I love live music. There is something about getting to experience a musician doing what they do best on a stage that just gets me going. You start bobbing your head a little bit, and before you know you're completely lost in the moment, and you end up feeling like you know the artist. It's just good. I had the pleasure of seeing Mr. Aaron Strumpel tonight, and as always he brought the goods. I've mentioned him before, but i just can't stress how honest and vulnerable and sweet his music his. Tonight as he was bantering between songs he said something that was just really cool......."I really struggle with not feeling loved, and not feeling like God loves me. I start getting busy, or listening to other things, and lies, and I just forget." And then he went into this song.
I remember the day you called my name, you said I was your child.
I remember the day you wrote the words, You wrote the book of love.
I remember your deeds, oh Dad, my God, I think I'll trust in you.
Love it. All we really have to do is just remember, right?
Wednesday, July 29, 2009
Tuesday, July 21, 2009
Seeing
I've been just getting through everything lately. Just plowing straight ahead, and surviving. And I feel like it's me being dull. Not really boring persay, I feel like I've really got a lot going on in my life right now. But dullness in the sense that I'm not sharp, I'm not thinking, I'm not seeking, and in my striving to just get through everything I'm missing out on the goods. I'm missing out what God has for me at work and in the small daily things, the people I randomly cross paths with, and all of those other small tuggings. Sunsets, wind, nice days, He's in all of it, I'm just not sharp enough to see.
Wednesday, July 15, 2009
Back Home
I've been back home in Texas for about 5 days for the wedding of two good friends. It's always weird when you get that direct comparison of your memories of home and the reality of what it looks like now. I've rediscovered how incredibly valuable lake houses are in the heat and also that global warming may be real, it is freaking hot down here. But all these things really aren't that important, it's the people, and catching up with old friends that makes going home so good and make the memories so sweet, and that has been great. I've had the joy of jumping off docks and catching things, video games, putt-putt, and basketball. And oh there is nothing better than basketball, I miss it dearly. The wedding is Friday, and there will be dancing!
Thursday, July 9, 2009
Aaron Strumpel
Ally recently purchased this
For me. And it is excellent! Just a completely honest and vulnerable cd. I got to see him at everyday joe's not too long ago and the guy just rocked the freaking house. I can't recommend him enough. Are you bored right now? Go here: www.aaronstrumpel.com and listen to twenty-three. It's so so good. I am off to Texas and the heat, my pit stains say hello.
Tuesday, July 7, 2009
The 4th
It's been a crazy week. I moved into a house and took a road trip to Horseshoe Bay Texas with some friends and to the see the lady for the 4th of July. I love the roadtrip, it reminds me of being a kid with the parents driving.

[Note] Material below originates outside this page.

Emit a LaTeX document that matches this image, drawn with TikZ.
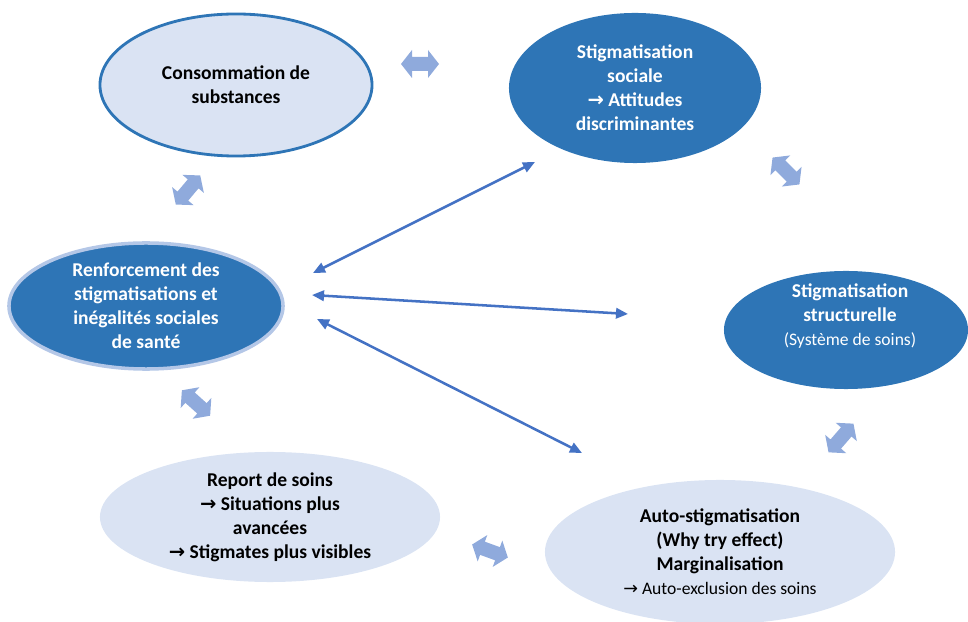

Just a couple of things..... Colorado was absolutely gorgeous, green with mountains. Wakeboarding is freaking awesome, and sleep, even in a crummy motel can be so so sweet, and finally, the sun is not a friend to pale white boys. But despite that it was so good. I think that sometimes I get so caught up in figuring everything out, in having all the answers before I start, that I forget that sometimes you just have to go and do, put away all the cheat sheets, all the guessing games and just live. Go wakeboard all day until you can't think. It was good.